XTRA Lease’s Porter noted that many trailer makers are now experimenting with “super glues” to “bond” sidewalls, ceilings, and other structural components together – forgoing traditional steel rivets almost entirely – along with the wider use of lighter composite materials as well.

But the trick with such new designs is not only how they will hold up over the long term but how they impact maintenance and repair practices, too.

“The big issue when you change a design or material is how you repair it; and not just for our technicians, but for the ones our customers might use for road–side service,” Porter pointed out.

Because even a small trailer issue can grow large when companies like XTRA Lease are buying thousands of units annually and planning on keeping them in service for a decade and a half or longer.
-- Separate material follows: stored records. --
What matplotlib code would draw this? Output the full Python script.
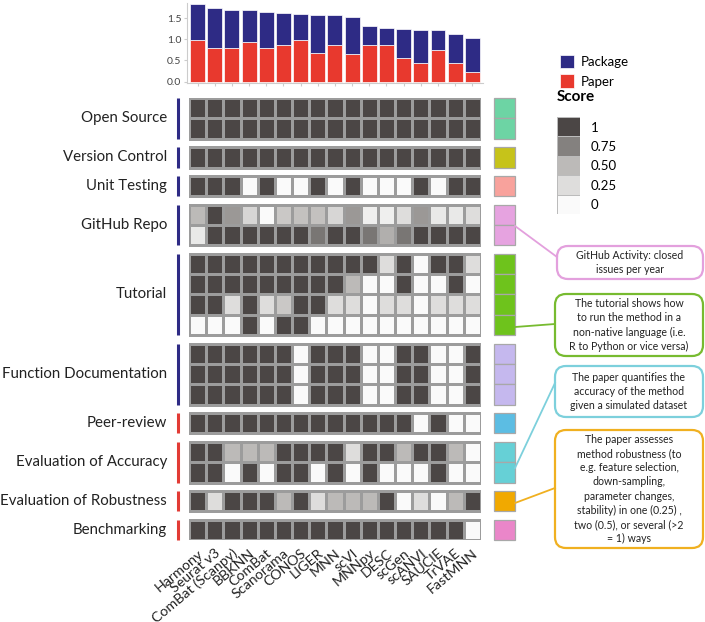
import numpy as np
import matplotlib.pyplot as plt
from matplotlib.colors import LinearSegmentedColormap
from matplotlib.patches import Rectangle, FancyBboxPatch

plt.rcParams['font.family'] = ['Lato', 'DejaVu Sans']

# --- data ---
methods = ['Harmony', 'Seurat v3', 'ComBat (Scanpy)', 'BBKNN', 'ComBat', 'Scanorama',
           'CONOS', 'LIGER', 'MNN', 'scVI', 'MNNpy', 'DESC', 'scGen', 'scANVI',
           'SAUCIE', 'TrVAE', 'FastMNN']
paper = [0.98, 0.80, 0.80, 0.93, 0.80, 0.86, 0.98, 0.68, 0.86, 0.65, 0.86, 0.86,
         0.55, 0.43, 0.74, 0.43, 0.24]
package = [0.85, 0.94, 0.89, 0.76, 0.84, 0.75, 0.61, 0.89, 0.71, 0.87, 0.46, 0.41,
           0.69, 0.79, 0.47, 0.69, 0.78]

open_source = [[1] * 17,
               [1] * 17]
version_control = [[1] * 17]
unit_testing = [[1, 1, 1, 0, 1, 0, 0, 1, 0, 1, 0, 0, 0, 1, 0, 1, 1]]
github_repo = [[0.5, 1, 0.65, 0.3, 0, 0.4, 0.45, 0.45, 0.3, 0.65, 0.1, 0.1, 0.25, 0.65, 0.15, 0.15, 0.25],
               [0.15, 1, 1, 1, 1, 1, 1, 0.8, 1, 1, 0.8, 0.55, 0.8, 1, 1, 1, 1]]
tutorial = [[1, 1, 1, 1, 1, 1, 1, 1, 1, 1, 1, 0.25, 1, 0, 1, 1, 0.25],
            [1, 1, 1, 1, 1, 1, 1, 1, 1, 0.5, 0, 0, 1, 0, 0, 1, 0],
            [1, 1, 0.25, 1, 0.25, 0.4, 1, 1, 0.25, 0.25, 0, 0.25, 0.25, 0, 0.25, 0.25, 0.25],
            [0, 0, 0, 1, 0, 1, 1, 0, 0, 0, 0, 0, 0, 0, 0, 0, 0]]
function_doc = [[1, 1, 1, 1, 1, 1, 0, 1, 1, 1, 0, 0, 1, 1, 0, 0, 1],
                [1, 1, 1, 1, 1, 1, 0, 1, 1, 1, 0, 0, 1, 1, 0, 0, 1],
                [1, 1, 1, 1, 1, 1, 0, 1, 1, 1, 0, 0, 1, 1, 0, 0, 1]]
peer_review = [[1, 1, 1, 1, 1, 1, 1, 1, 1, 1, 1, 1, 1, 0, 1, 0, 0]]
eval_accuracy = [[1, 1, 0.5, 0.5, 0.5, 1, 1, 1, 1, 0.25, 1, 1, 0.5, 1, 1, 0.5, 0],
                 [1, 1, 0, 1, 0, 1, 1, 0, 1, 0, 1, 0, 0, 0, 1, 0, 0]]
eval_robustness = [[1, 0.25, 1, 1, 1, 0.5, 1, 0.25, 0.5, 0.5, 0.5, 1, 0, 0.25, 0, 0.5, 1]]
benchmarking = [[1] * 16 + [0]]

group_names = ['Open Source', 'Version Control', 'Unit Testing', 'GitHub Repo', 'Tutorial',
               'Function Documentation', 'Peer-review', 'Evaluation of Accuracy',
               'Evaluation of Robustness', 'Benchmarking']
group_values = [open_source, version_control, unit_testing, github_repo, tutorial,
                function_doc, peer_review, eval_accuracy, eval_robustness, benchmarking]
side_colors = ['#6dd4a4', '#c6c31a', '#f8a29c', '#e6a3e0', '#6ec31c',
               '#c5b8ee', '#5cbde3', '#66d0d6', '#f1a900', '#ea86c9']
line_colors = ['#2e2b85'] * 6 + ['#e23b35'] * 4

score_levels = [1, 0.75, 0.5, 0.25, 0]
score_labels = ['1', '0.75', '0.50', '0.25', '0']

notes = [
    ('GitHub Activity: closed\nissues per year', '#e3a0dd'),
    ('The tutorial shows how\nto run the method in a\nnon-native language (i.e.\nR to Python or vice versa)', '#77bb30'),
    ('The paper quantifies the\naccuracy of the method\ngiven a simulated dataset', '#7dd0dc'),
    ('The paper assesses\nmethod robustness (to\ne.g. feature selection,\ndown-sampling,\nparameter changes,\n'
     'stability) in one (0.25) ,\ntwo (0.5), or several (>2\n= 1) ways', '#f0b020'),
]

navy = '#2e2b85'
red = '#e8392e'
edge = '#9c9c9c'
cmap = LinearSegmentedColormap.from_list(
    'score', [(0, '#fafafa'), (0.25, '#dedddc'), (0.5, '#bcbab8'), (0.75, '#858280'), (1, '#4b4645')])

W, H = 705, 622
fig = plt.figure(figsize=(W / 100, H / 100), dpi=100)


def px_box(l, t, r, b):
    return [l / W, 1 - b / H, (r - l) / W, (b - t) / H]


# --- top stacked bars ---
ax_b = fig.add_axes(px_box(186.9, 3, 483, 83))
x = np.arange(len(methods))
b_paper = ax_b.bar(x, paper, width=0.87, color=red, edgecolor='white', linewidth=0.5)
b_pkg = ax_b.bar(x, package, bottom=paper, width=0.87, color=navy, edgecolor='white', linewidth=0.5)
ax_b.set_xlim(-0.62, 16.62)
ax_b.set_ylim(-0.031, 1.856)
ax_b.set_yticks([0, 0.5, 1.0, 1.5])
ax_b.set_yticklabels(['0.0', '0.5', '1.0', '1.5'])
ax_b.set_xticks(x)
ax_b.set_xticklabels([])
ax_b.tick_params(length=2, color='#cccccc', labelsize=7.5, labelcolor='#444444', pad=2)
for s in ['top', 'right']:
    ax_b.spines[s].set_visible(False)
for s in ['left', 'bottom']:
    ax_b.spines[s].set_color('#cccccc')
fig.legend([b_pkg, b_paper], ['Package', 'Paper'], loc='upper left',
           bbox_to_anchor=(548 / W, 1 - 43 / H), frameon=False, fontsize=9.5,
           handlelength=1.1, handleheight=1.2, handletextpad=0.5, labelspacing=0.45)

# --- heatmap ---
ax_h = fig.add_axes(px_box(189, 98, 481, 540))
gap = 0.407
n_rows = sum(len(v) for v in group_values)
total = n_rows + gap * (len(group_values) - 1)
ax_h.set_xlim(-0.5, 16.5)
ax_h.set_ylim(total, 0)

y0 = 0
for name, vals, sc, lc in zip(group_names, group_values, side_colors, line_colors):
    n = len(vals)
    ax_h.pcolormesh(np.arange(18) - 0.5, np.arange(n + 1) + y0, np.array(vals, dtype=float),
                    cmap=cmap, vmin=0, vmax=1, edgecolors=edge, linewidth=0.9)
    ax_h.add_patch(Rectangle((-0.5, y0), 17, n, fill=False, ec=edge, lw=1.3))
    ax_h.bar(np.full(n, 17.87), np.ones(n), bottom=np.arange(n) + y0, width=1.22,
             color=sc, edgecolor='#a8a8a8', linewidth=0.9, clip_on=False)
    ax_h.plot([-1.14, -1.14], [y0, y0 + n], color=lc, lw=2.2, clip_on=False,
              solid_capstyle='butt')
    ax_h.text(-1.78, y0 + n / 2, name, ha='right', va='center', fontsize=10.8, color='#222222')
    y0 += n + gap

ax_h.set_xticks(x)
ax_h.set_xticklabels(methods, rotation=40, ha='right', rotation_mode='anchor', fontsize=10.3,
                     color='#222222')
ax_h.tick_params(length=0, pad=5)
ax_h.set_yticks([])
for s in ax_h.spines.values():
    s.set_visible(False)

# --- score legend ---
ax_s = fig.add_axes(px_box(557, 117, 580, 214))
ax_s.pcolormesh([0, 1], np.arange(len(score_levels) + 1), np.array(score_levels)[:, None],
                cmap=cmap, vmin=0, vmax=1, edgecolors='#bbbbbb', linewidth=0.6)
ax_s.set_ylim(len(score_levels), 0)
ax_s.set_xticks([])
ax_s.yaxis.tick_right()
ax_s.set_yticks(np.arange(len(score_levels)) + 0.5)
ax_s.set_yticklabels(score_labels)
ax_s.tick_params(length=0, labelsize=9.5, pad=8)
for s in ax_s.spines.values():
    s.set_visible(False)
fig.text(557 / W, 1 - 97 / H, 'Score', fontsize=11, fontweight='bold', va='center', ha='left')

# --- annotation boxes ---
ov = fig.add_axes([0, 0, 1, 1])
ov.set_xlim(0, W)
ov.set_ylim(H, 0)
ov.axis('off')
note_boxes = [(557, 246, 703, 279), (555, 294, 703, 356), (555, 366, 703, 417), (555, 430, 703, 548)]
links = [((515, 226), (557, 257)), ((515, 327), (555, 324)),
         ((515, 468), (555, 383)), ((515, 503), (555, 488))]
for (txt, c), (l, t, r, b), (p0, p1) in zip(notes, note_boxes, links):
    ov.plot([p0[0], p1[0]], [p0[1], p1[1]], color=c, lw=1.3)
    ov.add_patch(FancyBboxPatch((l, t), r - l, b - t, boxstyle='round,pad=0,rounding_size=11',
                                ec=c, fc='white', lw=1.6))
    ov.text((l + r) / 2, (t + b) / 2, txt, ha='center', va='center', fontsize=7.6,
            linespacing=1.35, color='#222222')

fig.savefig('out.png', dpi=100)
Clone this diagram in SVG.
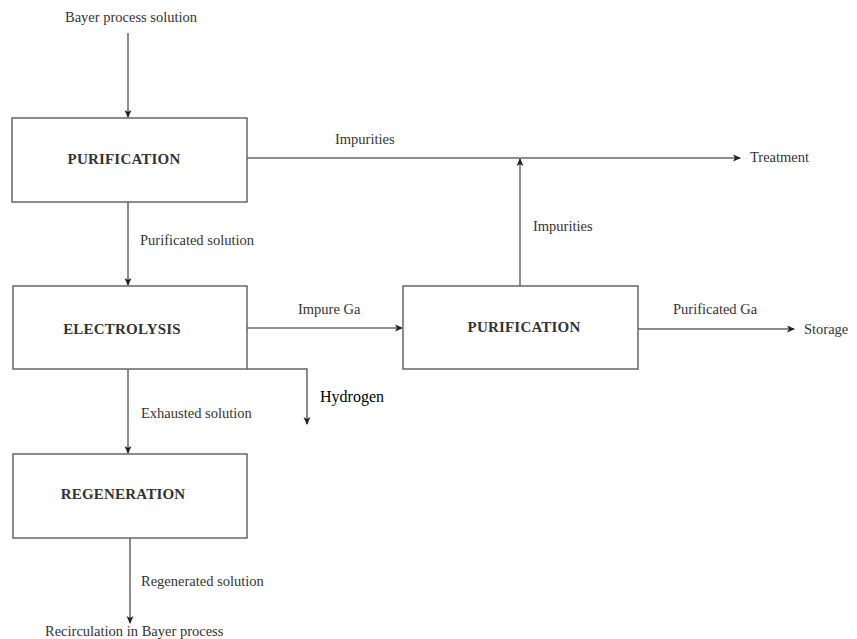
<svg xmlns="http://www.w3.org/2000/svg" width="857" height="639" viewBox="0 0 857 639">
<style>
.box{fill:#fff;stroke:#666;stroke-width:1.5}
.ln{fill:none;stroke:#666;stroke-width:1.5}
.t{font-family:"Liberation Serif","DejaVu Serif","Times New Roman",serif;font-size:14.5px;fill:#333}
.b{font-family:"Liberation Serif","DejaVu Serif","Times New Roman",serif;font-size:15px;font-weight:bold;fill:#333;letter-spacing:0.2px}
.h{font-family:"Liberation Serif","DejaVu Serif","Times New Roman",serif;font-size:16px;fill:#000}
</style>
<defs>
<marker id="ah" markerWidth="8" markerHeight="8" refX="7" refY="4" orient="auto" markerUnits="userSpaceOnUse">
<path d="M0,0.5 L8,4 L0,7.5 L2,4 Z" fill="#222"/>
</marker>
</defs>
<rect width="857" height="639" fill="#fff"/>
<g id="connectors">
<line class="ln" x1="128" y1="33" x2="128" y2="117" marker-end="url(#ah)"/>
<line class="ln" x1="246" y1="158" x2="740" y2="158" marker-end="url(#ah)"/>
<line class="ln" x1="520" y1="286" x2="520" y2="159" marker-end="url(#ah)"/>
<line class="ln" x1="128" y1="202" x2="128" y2="285" marker-end="url(#ah)"/>
<line class="ln" x1="247" y1="328" x2="402" y2="328" marker-end="url(#ah)"/>
<line class="ln" x1="638" y1="329" x2="794" y2="329" marker-end="url(#ah)"/>
<polyline class="ln" points="247,369 307,369 307,424" marker-end="url(#ah)"/>
<line class="ln" x1="128" y1="369" x2="128" y2="453" marker-end="url(#ah)"/>
<line class="ln" x1="130" y1="538" x2="130" y2="623" marker-end="url(#ah)"/>
</g>
<g id="purification1">
<rect class="box" x="12" y="118" width="235" height="84"/>
<text class="b" x="124" y="164" text-anchor="middle">PURIFICATION</text>
</g>
<g id="electrolysis">
<rect class="box" x="13" y="286" width="234" height="83"/>
<text class="b" x="122" y="334" text-anchor="middle">ELECTROLYSIS</text>
</g>
<g id="purification2">
<rect class="box" x="403" y="286" width="235" height="83"/>
<text class="b" x="524" y="332" text-anchor="middle">PURIFICATION</text>
</g>
<g id="regeneration">
<rect class="box" x="13" y="454" width="234" height="84"/>
<text class="b" x="123" y="499" text-anchor="middle">REGENERATION</text>
</g>
<g id="labels">
<text class="t" x="65" y="22">Bayer process solution</text>
<text class="t" x="335" y="144">Impurities</text>
<text class="t" x="750" y="162">Treatment</text>
<text class="t" x="533" y="231">Impurities</text>
<text class="t" x="140" y="245">Purificated solution</text>
<text class="t" x="298" y="314">Impure Ga</text>
<text class="t" x="673" y="314">Purificated Ga</text>
<text class="t" x="804" y="334">Storage</text>
<text class="h" x="320" y="402">Hydrogen</text>
<text class="t" x="141" y="418">Exhausted solution</text>
<text class="t" x="141" y="586">Regenerated solution</text>
<text class="t" x="45" y="636">Recirculation in Bayer process</text>
</g>
</svg>
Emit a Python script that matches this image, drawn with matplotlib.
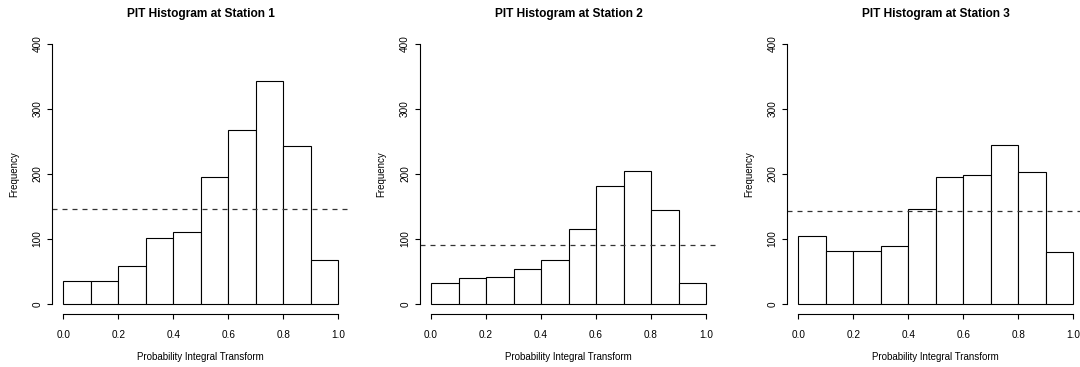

“More often than not, too, a problem with a [trailer] design change will occur five or six years down the road, not when you first put it into service,” Porter emphasized. “That’s why the overall integrity of the trailer is key for long-term use.”


Best brand of dry van trailer according to Truckers Report 

  • I've owned a few Utility vans. 2012 to 2014 models and they are nice but I have not had any experience with the other brands. 

- blessed man, Aug 30, 2014

  • I'm a company driver and my company uses Great Dane, Wabash, Hyundai, and Utility trailers. Hands down, without question, the Utility is the best of the bunch. They always pull nice and straight. The GD and Wabash seem to start dog tracking, even when they're still relatively new. That says to me that the materials used are of high quality. The Hyudais are pretty nice too, but the Utility's are hard to beat.
  • 8thnote, Aug 30, 2014
  • I've owned a lot of different dry vans over the years. In my opinion Great Dane is the best van trailer, they run about 300 Lbs heavier, but every Dane I've had lasted 15 yrs plus. The stainless van I have was built in 1988 and is still a very good looking trailer. Utility is probably the best reference I've owned and still have one of them as well from 1998. It really comes down to preference and how well you care for your equipment. If you bang up your equipment it doesn't matter what you buy it's gonna cut down on the life of the trailer. If you buy a top of the line Dane, Utility, or wabash and keep it nice you'll have the trailer for 10-15 yrs easy.
  • Largecar359, Aug 30, 2014
  • I had experience with Vanguard (2003), Great Dane (2005), Wabash (2009 and 2013) and Stoughton (2008). All 4 are great trailers. I think that GD is too pricey, most of them are $30k and up. At the same time you can have Vanguard VXP for $26.4 from the plant (best financing) or Wabash Duraplate for $27k with p/u in IN too. Utility trailers are $27.5k (basic specs) with p/u from their plant in Glade Spring VA. 
  • masks, Jul 26, 2016
  • I pull nothing but vans and of them all I prefer the Great Danes hands down. Like mentioned already they are a bit heavier but seem way more substantial to me.